We nemen de conversatie stap voor stap door:
- “Hoi An, ik weet niet wanneer Christine jarig is, maar ik weet ook dat jij het niet weet!”
Bo kan inderdaad niet weten wat de verjaardag is, want bij elke maand is meer dan één dag mogelijk. Ze zegt echter ook nog dat ze weet dat An het ook niet weet. Hoe kan ze dat weten?
Stel dat Christine aan Bo de maand april had doorgegeven en aan An de dag 19. Dan zou An het wel weten. Hetzelfde geldt voor mei: als An de dag 18 had doorgekregen dan zou zij het wel weten.

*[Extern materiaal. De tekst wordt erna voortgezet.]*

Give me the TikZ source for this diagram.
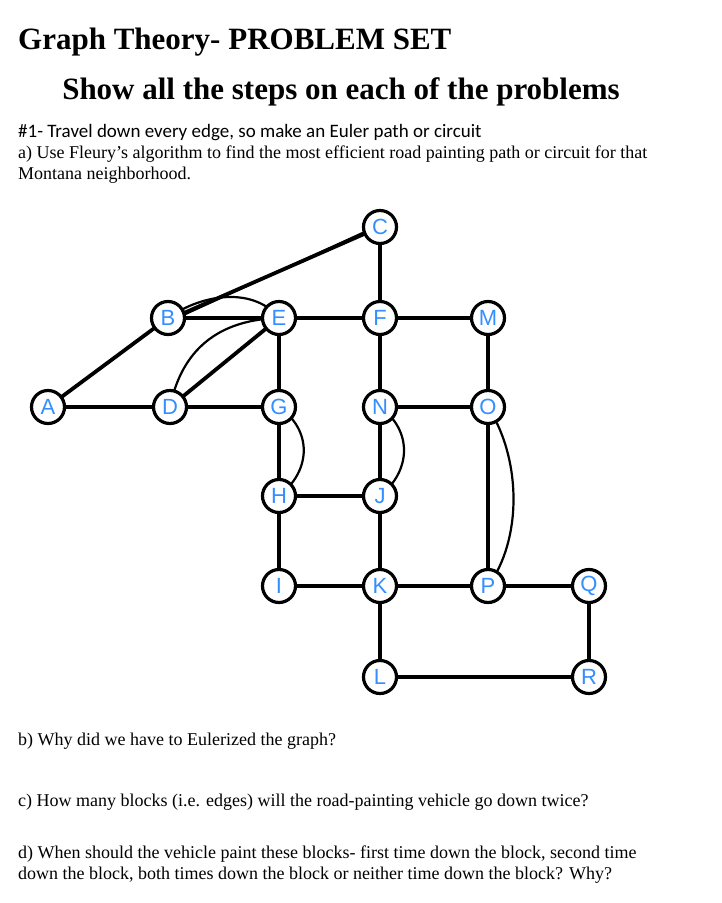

Christine heeft dus niet april of mei doorgegeven.
Doordat An zegt dat Bo het ook niet weet, zal Bo concluderen dat de maand juli of augustus moet zijn.
- “Dat klopt, Bo, maar nu weet ik het wèl”
An weet het nu wel. Dan is het dus niet 14 juli of 14 augustus. Ze heeft als dag 16 doorgekregen, dus is het 16 juli, maar dat weten u en Bo nog niet!
- “Dat is grappig, want nu weet ik het ook!”
Oke, nu weet Bo het ook. Stel dat zij de maand augustus had doorgekregen. Dan zou ze het niet weten, want het zou nog 15 of 17 augustus kunnen zijn. Ze heeft dus juli doorgekregen en daarmee weet ook u nu de verjaardag.